Splitting Datasets
Spatial AI provides two ways of splitting a dataset into different subsets.
The following sections describe both the supported methods for splitting a dataset:
Using the SpatialDataFrame.split
Function
A SpatialDataFrame
can be split into two or more subsets by calling
the split
method. The split
method takes a tuple
containing the size ratio of each subset.
The number of elements contained in the ratio tuples dictates the number of subsets
SpatialDataFrames
returned.
See the SpatialDataFrame.split method in Python API Reference for Oracle Spatial AI for more information.
The following example splits the given SpatialDataFrame
into train,
test, and validation subsets, each containing 50%, 30%, and 20% of the number of
elements of the original SpatialDataFrame
, respectively.
# Print the size of the SpatialDataFrame defined as X
print(f"\n>> X (shape):\n {X.shape}")
# Split X into smaller SpatialDataFrames
X_train, X_test, X_validation = X.split(ratio=(0.5, 0.3, 0.2))
# Print the size of the resulting datasets
print(f"\n>> X_train (shape):\n {X_train.shape}")
print(f"\n>> X_test (shape):\n {X_test.shape}")
print(f"\n>> X_validation (shape):\n {X_test.shape}")
The output for the preceding example is:
>> X (shape):
(3437, 5)
>> X_train (shape):
(1718, 5)
>> X_test (shape):
(1031, 5)
>> X_validation (shape):(688, 5)
Using the spatial_train_test_split
Function
The spatial_train_test_split
function receives an instance of the
SpatialDataFrame
class and splits it into the training and test
subsets.
Each subset is divided into the explanatory variables X
,
geometries, and target variable y
. X
is a vector
of (n
-samples * n
-features), while geometry and
y
are vectors of n
-samples.
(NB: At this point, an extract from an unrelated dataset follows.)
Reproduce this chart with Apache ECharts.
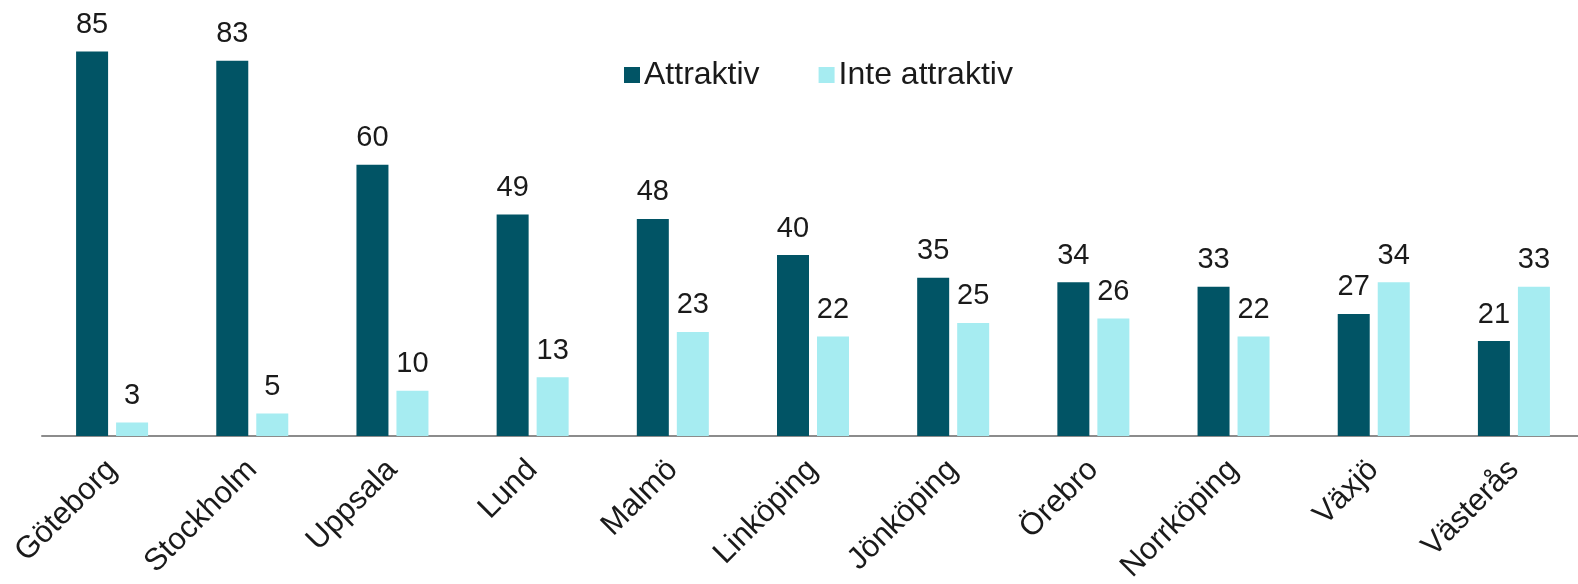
<!DOCTYPE html>
<html>
<head>
<meta charset="utf-8">
<script src="https://cdn.jsdelivr.net/npm/echarts@6/dist/echarts.min.js"></script>
<style>
  html, body { margin: 0; padding: 0; background: #fff; }
  #chart { width: 1578px; height: 584px; }
</style>
</head>
<body>
<div id="chart"></div>
<script>
var cities = ['Göteborg', 'Stockholm', 'Uppsala', 'Lund', 'Malmö', 'Linköping', 'Jönköping', 'Örebro', 'Norrköping', 'Växjö', 'Västerås'];
var attraktiv = [85, 83, 60, 49, 48, 40, 35, 34, 33, 27, 21];
var inteAttraktiv = [3, 5, 10, 13, 23, 22, 25, 26, 22, 34, 33];

var font = 'Liberation Sans, Arial, sans-serif';
var chart = echarts.init(document.getElementById('chart'));

var labelStyle = {
    show: true,
    position: 'top',
    distance: 12,
    color: '#1a1a1a',
    fontSize: 29,
    fontFamily: font
};

chart.setOption({
    animation: false,
    backgroundColor: '#fff',
    legend: {
        left: 619,
        top: 54,
        itemWidth: 16,
        itemHeight: 16,
        itemGap: 59,
        icon: 'rect',
        textStyle: { fontSize: 32, color: '#1a1a1a', fontFamily: font, padding: [0, 0, 0, -1] },
        data: ['Attraktiv', 'Inte attraktiv']
    },
    grid: { left: 42, right: -6, top: 29, bottom: 148, containLabel: false, outerBoundsMode: 'none' },
    xAxis: {
        type: 'category',
        data: cities,
        axisLine: { lineStyle: { color: '#8c8c8c', width: 2 } },
        axisTick: { show: false },
        axisLabel: { rotate: 45, margin: 29, fontSize: 31, color: '#1a1a1a', fontFamily: font, interval: 0 }
    },
    yAxis: {
        type: 'value',
        min: 0,
        max: 90,
        show: false,
        splitLine: { show: false }
    },
    series: [{
        name: 'Attraktiv',
        type: 'bar',
        data: attraktiv,
        barWidth: 32,
        barGap: '25%',
        itemStyle: { color: '#015465' },
        label: labelStyle
    }, {
        name: 'Inte attraktiv',
        type: 'bar',
        data: inteAttraktiv,
        barWidth: 32,
        itemStyle: { color: '#a6ecf1' },
        label: labelStyle
    }]
});
</script>
</body>
</html>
The training
subsets can then be further split into training and validation subsets
SpatialDataFrame
by calling the same function.
See the spatial_train_test_split function in Python API Reference for Oracle Spatial AI for more information.
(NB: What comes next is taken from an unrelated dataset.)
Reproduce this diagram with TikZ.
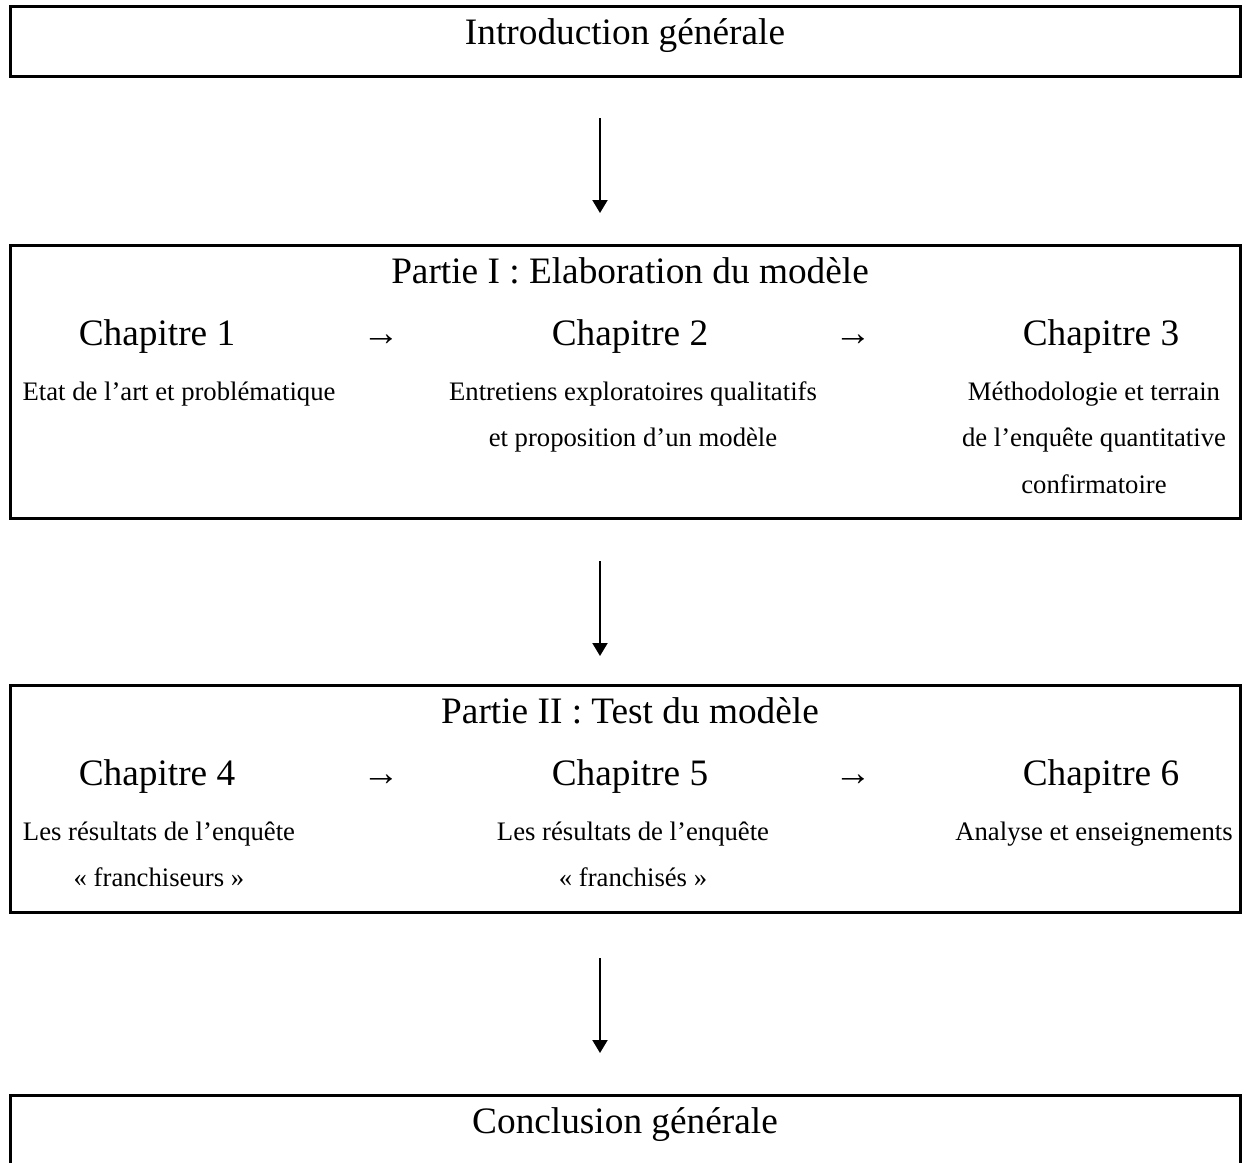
\documentclass[tikz,border=0pt]{standalone}
\usepackage{fontspec}
\setmainfont{Liberation Serif}
\usetikzlibrary{positioning,arrows.meta}

\begin{document}
\begin{tikzpicture}[
    x=1pt, y=-1pt,
    cadre/.style={draw, line width=3pt, minimum width=1230pt, inner sep=0pt, outer sep=0pt, anchor=north west},
    grand/.style={font=\fontsize{37.3}{44}\selectfont, inner sep=0pt, anchor=base},
    petit/.style={font=\fontsize{26.7}{46.7}\selectfont, inner sep=0pt, anchor=base, align=center},
    fleche/.style={line width=2pt, -{Triangle[width=15pt,length=13pt]}}
]
\clip (0,0) rectangle (1246,1162);
\node[cadre, minimum height=70.5pt] (intro) at (10.5,6) {};
\node[cadre, minimum height=273pt] (p1) at (10.5,245) {};
\node[cadre, minimum height=227pt] (p2) at (10.5,685) {};
\node[cadre, minimum height=70.5pt] (concl) at (10.5,1095) {};

\node[grand] (tintro) at (625,44) {Introduction générale};
\node[grand] (tp1) at (630,283) {Partie I : Elaboration du modèle};
\node[grand] (tp2) at (630,723) {Partie II : Test du modèle};
\node[grand] (tconcl) at (625,1133) {Conclusion générale};

\foreach \n/\x/\y in {1/157/345,2/630/345,3/1101/345,4/157/785,5/630/785,6/1101/785}
    \node[grand] (ch\n) at (\x,\y) {Chapitre \n};
\foreach \i/\x/\y in {1/381/345,2/853/345,3/381/785,4/853/785}
    \node[grand] (suite\i) at (\x,\y) {→};

\node[petit] (d1) at (179,400) {Etat de l’art et problématique};
\node[petit] (d2) at (633,446.7) {Entretiens exploratoires qualitatifs\\et proposition d’un modèle};
\node[petit] (d3) at (1094,493.4) {Méthodologie et terrain\\de l’enquête quantitative\\confirmatoire};
\node[petit] (d4) at (159,886.7) {Les résultats de l’enquête\\« franchiseurs »};
\node[petit] (d5) at (633,886.7) {Les résultats de l’enquête\\« franchisés »};
\node[petit] (d6) at (1094,840) {Analyse et enseignements};

\draw[fleche, shorten <=41.5pt, shorten >=32pt] ([xshift=-25.5pt]intro.south) -- ([xshift=-25.5pt]p1.north);
\draw[fleche, shorten <=43pt, shorten >=29pt] ([xshift=-25.5pt]p1.south) -- ([xshift=-25.5pt]p2.north);
\draw[fleche, shorten <=46pt, shorten >=42pt] ([xshift=-25.5pt]p2.south) -- ([xshift=-25.5pt]concl.north);
\end{tikzpicture}
\end{document}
The following example splits the data stored in the
block_groups
SpatialDataFrame
into two variables.
X_train
contains 90% of the original data, and
X_test
contains the remaining 10%. The proportion is
indicated in the test_size
parameter.
from oraclesai.preprocessing import spatial_train_test_split
# Define variables
X = block_groups_missing_pdf[["MEDIAN_INCOME", "MEAN_AGE", "HOUSE_VALUE", "INTERNET", "geometry"]]
# Print the size of the data
print(f"\n>> X (shape):\n {X.shape}")
# Split the data into training and test sets, using 10% for testing
X_train, X_test, _, _, _, _ = spatial_train_test_split(X, y="MEDIAN_INCOME", test_size=0.1)
# Print the size of the training and test sets
print(f"\n>> X_train (shape):\n {X_train.shape}")
print(f"\n>> X_test (shape):\n {X_test.shape}")
The code prints the original size of the data and the size of the two subsets from the split. The number of features in both subsets remains the same after the split.
>> X (shape):
(3437, 5)
>> X_train (shape):
(3093, 5)
>> X_test (shape):
(344, 5)